Vermont’s three electors cast their votes for President-elect Joe Biden and Vice President-elect Kamala Harris after being sworn in at the Statehouse on Monday.
Vermont’s electors were the first in the nation to vote.
Under federal law, on this date, electors meet in all 50 states and the District of Columbia to cast their ballots, which reflect the decisions made by each state’s voters. Collectively, the electors form the nation’s Electoral College. Each state’s results will be sent to Washington and tallied Jan. 6 at a joint session of Congress.
Vermont Secretary of State Jim Condos administered the oath of office for the electors — Kesha Ram, a state senator-elect from Chittenden County; Washington County Democratic Party chair Linda Gravell; and former state Democratic Party chair Terje Anderson.
“All of the hard work, focus and attention to details have resulted in a safe, secure, accurate and accessible election,” Condos said.
Condos said the Biden-Harris ticket received 242,820 votes in Vermont, 65% of the statewide vote total in the race for president. The state certified its vote results in November.

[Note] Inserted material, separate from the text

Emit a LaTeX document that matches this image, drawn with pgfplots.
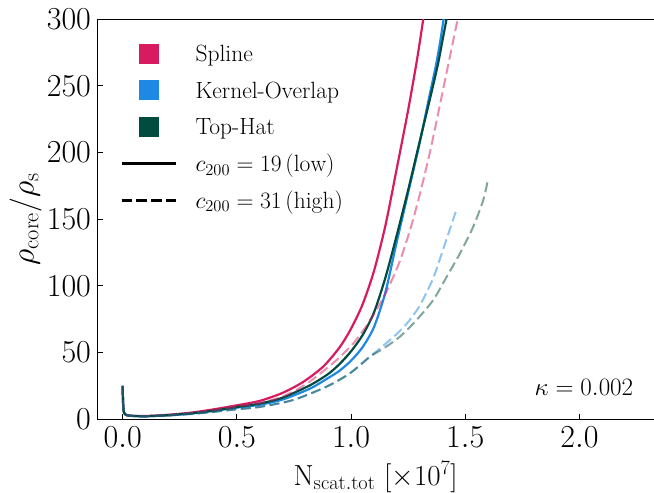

Ram is the first woman of color to be a Vermont elector. She was appointed last summer before she won a state Senate seat.
“I feel like I have so many other people with me casting this vote,” she said. “And that’s really the privilege and honor of today, bringing all of their spirits and tireless work with me here to the Statehouse for this historic moment.”
She particularly thanked former Vermont Gov. Madeleine Kunin, who Ram called after she was appointed elector, to express her appreciation for helping to get women to “this point in history.”
“I’m thinking of all the other women who don’t get as much credit [as Kunin], but have also fought long and hard for this moment,” she said, “some who we lost before they got to see a woman in the White House, and some who I’m grateful are here to celebrate.”
At a national level, President Donald Trump’s false claims of election fraud have caused an ongoing controversy, including some calls for electors to cast their votes for Trump, regardless of whether he won the popular vote.
Vermont Senate President Tim Ashe tweeted an email he got last week from the American Family Association, a Christian organization, urging him to remove the current electors, including Ram.
“Never in hundreds of sermons at St. Mary’s did I hear lying + being sore losers were biblical family values,” Ashe said in his tweet.
Ram said the elector controversy hadn’t affected her. “There was a very minor last-ditch effort to potentially derail this process, but nothing that ever got directly to me,” she said.
“I have felt mostly like friends are just saying, ‘I can’t believe I know someone in the Electoral College!’” she said. “And I share that feeling.”